For an ideal gas there are no interactions between molecules, so the internal energy is the total kinetic energy of all of its molecules. Compressing the gas increases the kinetic energy (and therefore also internal energy and temperature) of the gas, whereas allowing the gas to expand decreases kinetic energy.
When the walls of the container are fixed then the molecules which rebound from the walls have the same KE after rebounding as they had before. The velocity is reversed but the kinetic energy remains unchanged. The temperature of the gas neither increases nor decreases.
When you push down on the piston to compress the gas, the molecules rebound from the piston with a higher speed than when they approach it. Collisions with a piston which is moving towards the gas molecules increase the average speed of molecules and therefore also the temperature. When the piston is moving away from the molecules this reduces the temperature of the gas.
The fact that the piston usually moves very slowly (eg 1 mm/s) compared with the speed of gas molecules (about 400 m/s) might suggest that the motion of the piston can only have a miniscule effect on the speed of molecules. However, the high speed of the molecules means that there is a large number of collisions, each of which increases the speed of a molecule by a tiny amount, so the total effect can be significant.
eg In a container which has a height of 25 cm each molecule will collide with the piston around 800 times per second. If the piston moves for 5 cm at 1 mm/s that is 40,000 collisions per molecule, increasing its speed by a total of about 40 m/s, around 10%. Temperature is proportional to $v^2$, which increases by a factor of 1%. The temperature increases from 300 K by about 3 K.
The work done by the piston on the gas is the work done on its molecules.
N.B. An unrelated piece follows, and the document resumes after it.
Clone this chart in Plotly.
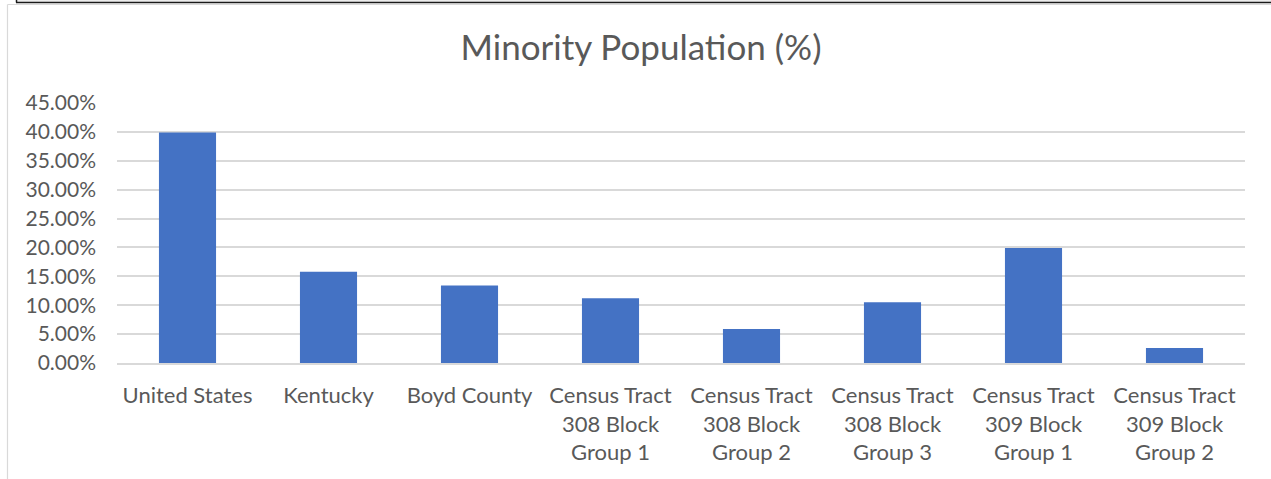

This is equal to the increase in the KE of the molecules, which is the increase in internal energy.
In a free expansion the volume of the gas is increased suddenly, without the molecules having time to collide with the piston. This does not result in any reduction in temperature. This shows that it is not the change in volume which changes the temperature of the gas but the work done by the piston, either imparting to or taking away kinetic energy from its molecules.